Topological semimetals without quasiparticles

TL;DR

This paper introduces a framework for understanding non-Fermi liquid topological phases in strongly correlated materials where quasiparticles are absent, revealing novel surface states and transport phenomena.

Contribution

It develops a symmetry-based approach to classify non-quasiparticle topological phases and demonstrates their realization in a specific lattice model with potential material candidates.

Findings

Identification of non-Fermi liquid topological phases with surface states

Demonstration of symmetry constraints on emergent excitations

Prediction of observable transport signatures like spin and valley Hall effects

Abstract

The interplay between interactions and topology in quantum materials is of extensive current interest. Strong correlations are known to be important for insulating topological states, as exemplified by the fractional quantum Hall effect. For the metallic case, whether and how they can drive topological states that have no free-electron counterparts is an open and pressing question.
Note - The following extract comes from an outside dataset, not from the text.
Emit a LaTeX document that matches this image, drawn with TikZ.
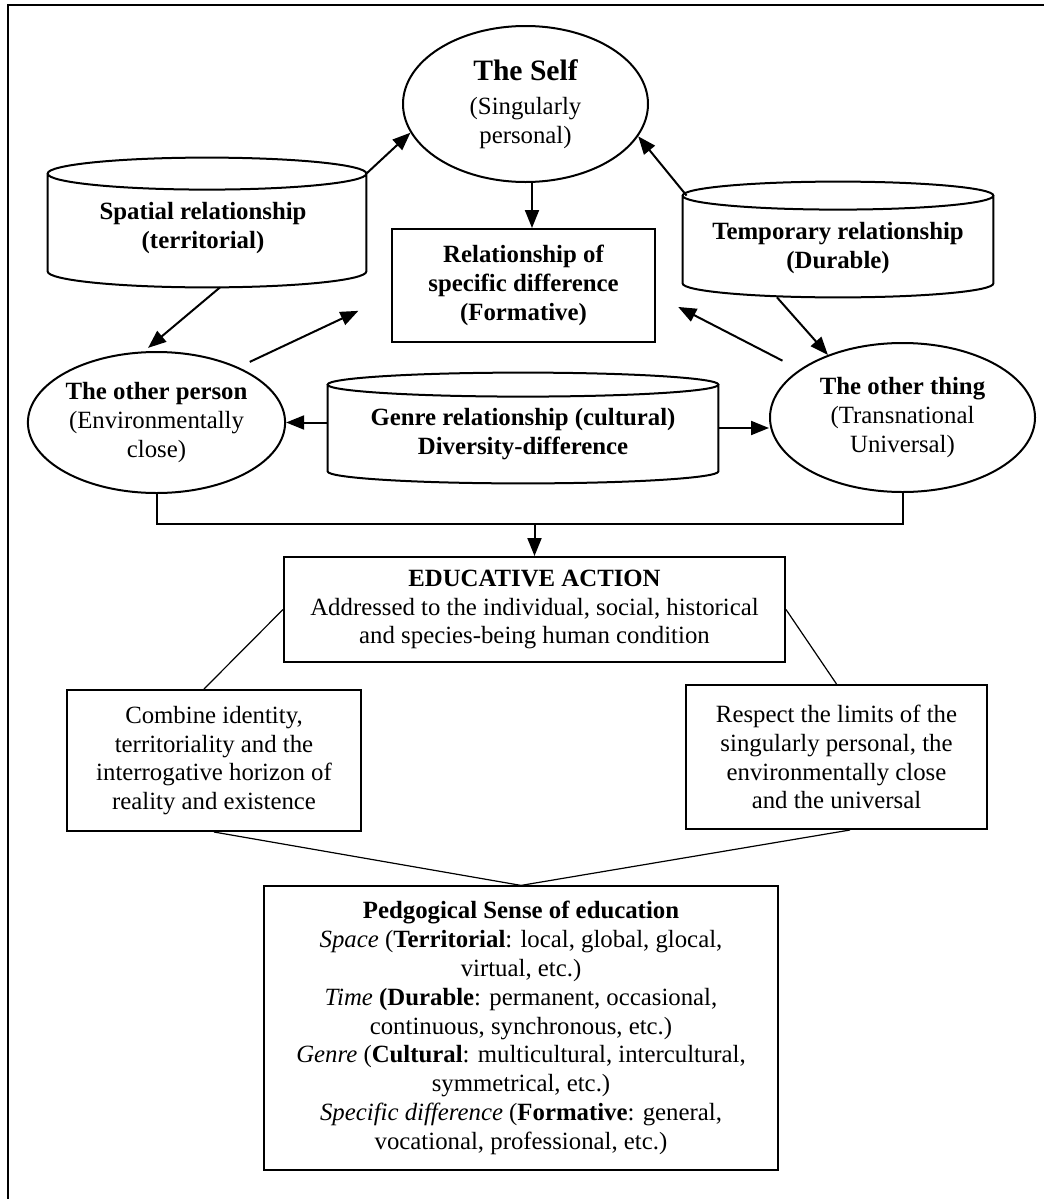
\documentclass[tikz,border=0pt]{standalone}
\usepackage{fontspec}
\setmainfont{Liberation Serif}
\usetikzlibrary{arrows.meta,shapes.geometric,calc}

\newcommand\drawcyl[2]{%
  \draw[cylline] let \p1=(#1.north west), \p2=(#1.south east), \n1={(\x2-\x1)/2} in
    ([yshift=-#2]#1.north) ellipse [x radius=\n1*1pt, y radius=#2]
    ([yshift=-#2]#1.north west) -- ([yshift=#2]#1.south west)
    arc[start angle=180, end angle=360, x radius=\n1*1pt, y radius=#2]
    -- ([yshift=-#2]#1.north east);}

\begin{document}
\begin{tikzpicture}[x=0.5pt,y=-0.5pt,
  every node/.style={font=\fontsize{12.4}{14.4}\selectfont, inner sep=0pt, align=center},
  ell/.style={ellipse, draw, line width=1pt},
  box/.style={rectangle, draw, line width=1pt},
  thinbox/.style={rectangle, draw, line width=0.6pt},
  cylbox/.style={rectangle, draw=none},
  cylline/.style={line width=1pt},
  cyltext/.style={font=\fontsize{12.4}{14.4}\selectfont\bfseries, align=center},
  arr/.style={line width=1pt, -{Triangle[length=9pt,width=7pt]}},
  conn/.style={line width=1pt},
  thinline/.style={line width=0.6pt}]

\useasboundingbox (0,0) rectangle (1044,1199);
\draw[line width=0.8pt] (8,1199) -- (8,5) -- (1044,5);

% top nodes
\node[ell, minimum width=122.5pt, minimum height=78pt] (self) at (525.5,104)
  {{\fontsize{14.8}{16}\selectfont\bfseries The Self}\\[2.6pt](Singularly\\personal)};
\node[box, minimum width=131.5pt, minimum height=56.5pt, font=\fontsize{12.4}{14.4}\selectfont\bfseries] (rel) at (523.5,285.5)
  {Relationship of\\specific difference\\(Formative)};

\node[cylbox, minimum width=159pt, minimum height=64.5pt,
  label={[cyltext,xshift=-2pt,yshift=-2.75pt]center:{Spatial relationship\\(territorial)}}] (spatial) at (207,222.5) {};
\node[cylbox, minimum width=155pt, minimum height=57.5pt,
  label={[cyltext,yshift=-4.25pt]center:{Temporary relationship\\(Durable)}}] (temporary) at (838,239.5) {};
\node[cylbox, minimum width=195pt, minimum height=55pt,
  label={[cyltext,yshift=-3pt]center:{Genre relationship (cultural)\\Diversity-difference}}] (genre) at (523,428) {};

\drawcyl{spatial}{8pt}
\drawcyl{temporary}{7pt}
\drawcyl{genre}{6pt}

\node[ell, minimum width=126.5pt, minimum height=70.5pt] (person) at (156.5,422.5)
  {\textbf{The other person}\\(Environmentally\\close)};
\node[ell, minimum width=132.5pt, minimum height=74.5pt] (thing) at (902.5,417.5)
  {\textbf{The other thing}\\(Transnational\\Universal)};

% lower nodes
\node[box, minimum width=250.5pt, minimum height=52.5pt] (ea) at (534.5,609.5)
  {\textbf{EDUCATIVE ACTION}\\Addressed to the individual, social, historical\\and species-being human condition};
\node[box, minimum width=147pt, minimum height=70.5pt] (lbox) at (214,760.5)
  {Combine identity,\\territoriality and the\\interrogative horizon of\\reality and existence};
\node[box, minimum width=150.5pt, minimum height=72pt] (rbox) at (836.5,757)
  {Respect the limits of the\\singularly personal, the\\environmentally close\\and the universal};
\node[thinbox, minimum width=257pt, minimum height=142pt] (bbox) at (521,1028)
  {\textbf{Pedgogical Sense of education}\\
   \textit{Space} (\textbf{Territorial}: local, global, glocal,\\
   virtual, etc.)\\
   \textit{Time} \textbf{(Durable}: permanent, occasional,\\
   continuous, synchronous, etc.)\\
   \textit{Genre} (\textbf{Cultural}: multicultural, intercultural,\\
   symmetrical, etc.)\\
   \textit{Specific difference} (\textbf{Formative}: general,\\
   vocational, professional, etc.)};

% connectors (top)
\draw[arr] ([yshift=-8pt]spatial.north east) -- (self.194.5);
\draw[arr] ([xshift=2pt,yshift=-7pt]temporary.north west) -- (self.344.6);
\coordinate (sd) at ([xshift=3.25pt]self.south);
\draw[arr] (sd) -- (sd |- rel.north);
\draw[arr, shorten >=2.7pt] ([xshift=6.5pt]spatial.south) -- (person.100);
\draw[arr, shorten <=6.2pt, shorten >=18pt] (person.34) -- ([yshift=-5pt]rel.west);
\draw[arr, shorten <=9.6pt, shorten >=12.5pt] (thing.155) -- ([yshift=-5pt]rel.east);
\draw[arr] ([xshift=-30.5pt]temporary.south) -- (thing.140.6);
\draw[arr] (person.east -| genre.west) -- (person.east);
\draw[arr] (genre.east) -- (genre.east -| thing.west);

% merge to educative action
\path (ea.north) ++(0,-32.5) coordinate (merge);
\draw[conn] (person.south) |- (merge) -| (thing.south);
\draw[arr] (merge) -- (ea.north);

% lower connectors
\draw[thinline] (ea.west) -- ([xshift=-5pt]lbox.north);
\draw[thinline] (ea.east) -- (rbox.north);
\draw[thinline] (lbox.south) -- (bbox.north);
\draw[thinline] ([xshift=6.75pt]rbox.south) -- (bbox.north);
\end{tikzpicture}
\end{document}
We introduce a general framework for lattice symmetries to constrain single-particle excitations even when they are not quasiparticles, and substantiate it in a periodic Anderson model with two channels of conduction electrons. We demonstrate that symmetry constrains correlation-induced emergent excitations to produce non-Fermi liquid topological phases. The loss of quasiparticles in these phases is manifested in a non-Fermi liquid form of spectral and transport properties, whereas its topological nature is characterized by surface states and valley and spin Hall conductivities. We also identify candidate materials to realize the proposed phases. Our work opens a door to a variety of non-Fermi liquid topological phases in a broad range of strongly correlated materials.